How do I restore a DB that wants 6X more space then it needs?

  • Here's the deal; I have a bak file that is 11GB in size.  When I try to restore it, ENt Mgr tells me I am coming up short in drive space.  When I factor how short I am with what I do have I am able to determine that the DB is looking for about 70GB of drive space.  Now I don't know if all of that is wasted log file space or if it is split between the data & the log files and I really don;t care.  What I need is a way to get this thing restored, using only as much space as the DB truely needs and not the massize amounts it is wanting.  I know that the bak file is not compressed and so if it is 11GB then the actual amount of drive space needed to restore it should not need to be 70GB.

    Anyone have any idea on how to get this beast restored?  I do not have the ability to get another backup nor a mdf file so attaching is not an option unless it can somehow be done with a bak file.

     

    Thanks

    Ed

    Kindest Regards,

    Just say No to Facebook!
  • How big is the database from which the backup was made?


    And then again, I might be wrong ...
    David Webb

  • When you are restoring the database, you are using the Options tab to configure where to create the files, right?

    Normally I configure a server to default to the Log and Data partitions for new databases, so forget that some DBAs don't and have caught myself trying to restore to the C drive.

    No wonder says I, and was surprised at the answer, you dummy!

    Andy

  • Ed,

    Unfortunately, if the database you are restoring had an 80 GB data/log file (even if it contained unused space), when you restore it SQL Server will attempt to create the matching file structure.  In other words, it will try to create an 80 GB file, which will be mostly empty by the sounds of it.

    Run the following in QA:

    restore

    filelistonly from disk = '<file path and file name for backup file>'

    That will tell you how many database and log files are contained in the backup file and their respective sizes.  You're basically going to need to find a drive (or combination of drives) to fit those files in. 

    As a follow up: if you don't have enough space on the above SQL Server:  What you can do is restore the database to a SQL Server with sufficient space, shrink the log and data files and take a new backup.

  • Thanks to everyone for your replies.  I just can't believe that there is no way in SQL Server to deal with a case like this, where the client has backed up a file with an unecessarly large amount of unused space allocated for the log file, enough so that the person trying to restore it can not do so because they don;t have that much free drive space. 

     

    What about in SQL Server 2005?  If I have SQL2K5 does anyone know if there is a way to restore this DB without having to allocate so much dead space?

     

    Karl: I tried running the FILELIST command and unfortunately it erros out each time telling me that it 'exceeded retry count' and followed by 'terminating abnormally'.  Does that error really mean anything releveant like the backup is bad?

     

    Thanks to everyone again for your help!  SQLServerCentral.com rocks!

    Ed

    Kindest Regards,

    Just say No to Facebook!
  • Ed,

    I agree it is a pain in the but as I deal with it daily.

    The one thing you might be able to do, is shrink the data and log files on the database it was backed up from and then backup and restore that.  This isnt the prettiest of solutions, but it should work.

    One other thought, you could always really cheat and get one of those USB external drives that have 100 or more GB, put it on, and use it to restore, then shrink and restore again.  They aren't that expensive and could be faster than getting an extra hard drive.

  • Ed,

    about the filelist error you got.
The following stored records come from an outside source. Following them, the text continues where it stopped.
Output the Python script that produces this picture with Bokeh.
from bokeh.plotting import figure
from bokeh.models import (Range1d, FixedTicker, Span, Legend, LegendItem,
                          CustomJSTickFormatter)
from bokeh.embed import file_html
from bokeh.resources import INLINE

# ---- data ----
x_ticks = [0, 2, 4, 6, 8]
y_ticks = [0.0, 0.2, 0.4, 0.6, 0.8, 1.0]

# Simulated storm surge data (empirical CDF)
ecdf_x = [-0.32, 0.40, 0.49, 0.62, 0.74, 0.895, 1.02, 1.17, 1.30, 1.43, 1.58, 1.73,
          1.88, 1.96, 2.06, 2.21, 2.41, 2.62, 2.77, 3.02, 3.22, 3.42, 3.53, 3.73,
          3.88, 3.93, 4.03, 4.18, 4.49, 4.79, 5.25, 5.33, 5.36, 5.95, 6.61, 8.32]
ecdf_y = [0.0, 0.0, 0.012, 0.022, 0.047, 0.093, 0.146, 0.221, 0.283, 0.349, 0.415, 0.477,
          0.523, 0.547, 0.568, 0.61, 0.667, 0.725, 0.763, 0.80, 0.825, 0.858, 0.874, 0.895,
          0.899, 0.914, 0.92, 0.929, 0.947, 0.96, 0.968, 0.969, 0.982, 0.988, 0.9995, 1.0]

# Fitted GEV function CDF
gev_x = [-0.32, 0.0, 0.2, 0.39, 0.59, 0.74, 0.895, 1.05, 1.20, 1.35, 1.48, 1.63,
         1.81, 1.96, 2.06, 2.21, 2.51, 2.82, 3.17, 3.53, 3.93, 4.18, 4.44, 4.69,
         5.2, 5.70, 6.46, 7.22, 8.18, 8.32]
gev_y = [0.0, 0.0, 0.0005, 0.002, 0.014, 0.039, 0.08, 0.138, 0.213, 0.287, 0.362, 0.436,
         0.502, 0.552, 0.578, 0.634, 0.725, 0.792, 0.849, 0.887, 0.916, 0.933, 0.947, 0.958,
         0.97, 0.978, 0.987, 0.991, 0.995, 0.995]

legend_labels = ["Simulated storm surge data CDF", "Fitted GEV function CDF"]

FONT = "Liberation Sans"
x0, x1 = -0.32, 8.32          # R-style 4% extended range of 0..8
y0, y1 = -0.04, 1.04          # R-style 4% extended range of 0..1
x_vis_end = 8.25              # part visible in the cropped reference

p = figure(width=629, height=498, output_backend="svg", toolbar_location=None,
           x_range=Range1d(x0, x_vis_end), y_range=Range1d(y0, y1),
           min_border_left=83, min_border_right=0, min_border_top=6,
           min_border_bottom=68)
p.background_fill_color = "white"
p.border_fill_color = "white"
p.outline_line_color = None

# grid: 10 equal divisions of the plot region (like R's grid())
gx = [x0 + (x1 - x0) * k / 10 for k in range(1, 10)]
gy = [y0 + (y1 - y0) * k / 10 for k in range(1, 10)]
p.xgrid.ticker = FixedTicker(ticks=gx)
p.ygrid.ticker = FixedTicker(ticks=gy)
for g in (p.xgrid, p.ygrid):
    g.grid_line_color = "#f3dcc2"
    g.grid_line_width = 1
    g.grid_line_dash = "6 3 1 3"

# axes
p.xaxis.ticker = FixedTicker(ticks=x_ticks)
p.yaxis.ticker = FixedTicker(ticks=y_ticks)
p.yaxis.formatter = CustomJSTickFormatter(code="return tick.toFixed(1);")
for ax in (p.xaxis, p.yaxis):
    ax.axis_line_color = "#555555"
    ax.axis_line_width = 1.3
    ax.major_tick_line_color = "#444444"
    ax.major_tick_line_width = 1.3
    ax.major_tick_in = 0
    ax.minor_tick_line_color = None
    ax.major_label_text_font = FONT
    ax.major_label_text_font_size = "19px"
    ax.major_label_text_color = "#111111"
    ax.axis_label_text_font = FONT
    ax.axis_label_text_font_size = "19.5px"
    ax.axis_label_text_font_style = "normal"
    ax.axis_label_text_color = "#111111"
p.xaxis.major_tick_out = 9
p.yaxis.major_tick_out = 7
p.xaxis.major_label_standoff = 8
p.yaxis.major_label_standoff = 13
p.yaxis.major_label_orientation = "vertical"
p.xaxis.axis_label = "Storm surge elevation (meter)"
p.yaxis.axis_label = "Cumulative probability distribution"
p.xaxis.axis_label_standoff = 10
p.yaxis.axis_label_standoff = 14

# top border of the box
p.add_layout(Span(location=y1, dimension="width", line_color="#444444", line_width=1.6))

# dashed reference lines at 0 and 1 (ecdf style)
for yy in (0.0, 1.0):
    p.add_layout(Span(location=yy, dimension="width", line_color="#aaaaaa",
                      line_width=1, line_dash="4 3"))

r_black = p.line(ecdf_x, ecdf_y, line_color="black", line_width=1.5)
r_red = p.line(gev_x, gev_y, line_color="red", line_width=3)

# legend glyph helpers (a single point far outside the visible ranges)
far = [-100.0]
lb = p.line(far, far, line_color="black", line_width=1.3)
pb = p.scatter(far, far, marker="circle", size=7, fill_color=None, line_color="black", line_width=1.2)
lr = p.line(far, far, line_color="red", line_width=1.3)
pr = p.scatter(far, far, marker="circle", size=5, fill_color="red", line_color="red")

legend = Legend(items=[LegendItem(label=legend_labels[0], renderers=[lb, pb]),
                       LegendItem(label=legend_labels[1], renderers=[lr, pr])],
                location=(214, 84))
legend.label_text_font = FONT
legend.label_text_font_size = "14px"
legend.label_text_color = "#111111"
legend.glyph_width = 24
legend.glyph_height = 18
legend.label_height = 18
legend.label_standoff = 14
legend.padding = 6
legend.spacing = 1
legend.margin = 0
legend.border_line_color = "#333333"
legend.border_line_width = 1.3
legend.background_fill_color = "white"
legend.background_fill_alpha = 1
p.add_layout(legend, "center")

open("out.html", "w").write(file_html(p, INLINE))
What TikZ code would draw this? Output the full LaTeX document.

Haven't seen that one before to be honest.

    Run the following:

    restore verifyonly from disk = ''

    In theory it should return "Backup set is valid".

  • SQL Server doesn't know that you don't want that extra space. It doesn't really know that it is unused space. It just knows that the backup uses 80 GB of space and you only have 70 GB of space (those numbers just used for example). Until the backup is restored, the sizes are just numbers to the system. Once it is restored, then it knows what the numbers mean and how much space is used and unused.

    -SQLBill

  • Thanks to everyone for offering some input.  Unfortunately in the end we just had to remove everything off of our SQL Server hard drives in order to make room for a 60GB log file that in reality had 1 GB of data.  Very frustrating. It amazes me that even as of SQL 2005, Microsoft has not come up with a way to address artificially bloated files in a backup like this.  Even though its true that it is the users responability to make sure they have their file sizes set correctly, when you work in support you are not always going to work with clients who manage their DB's correctly. ANd you may have no way of knowing the fiels are artificially inflated until you've gotten them restored and looked at for yourself.  Oh well.

     

    Ed

    Kindest Regards,

    Just say No to Facebook!
  • Suggestion:

    Create a script that shrinks the files and then does the backup. Supply the script to your clients whenever you need them to send you backup files.

    -SQLBill

  • What database system do work on that allows you to take a backup and compress the file contents.  I work with several other systems (oracle, db2) and what I backup is what I restore.

    A solution to large log files is to backup the log more often so that it doesn't grow so big.  If there is a batch job that caused it to grow that big, do incremental commits.

    This is not a sql server backup problem.  It's an admin problem.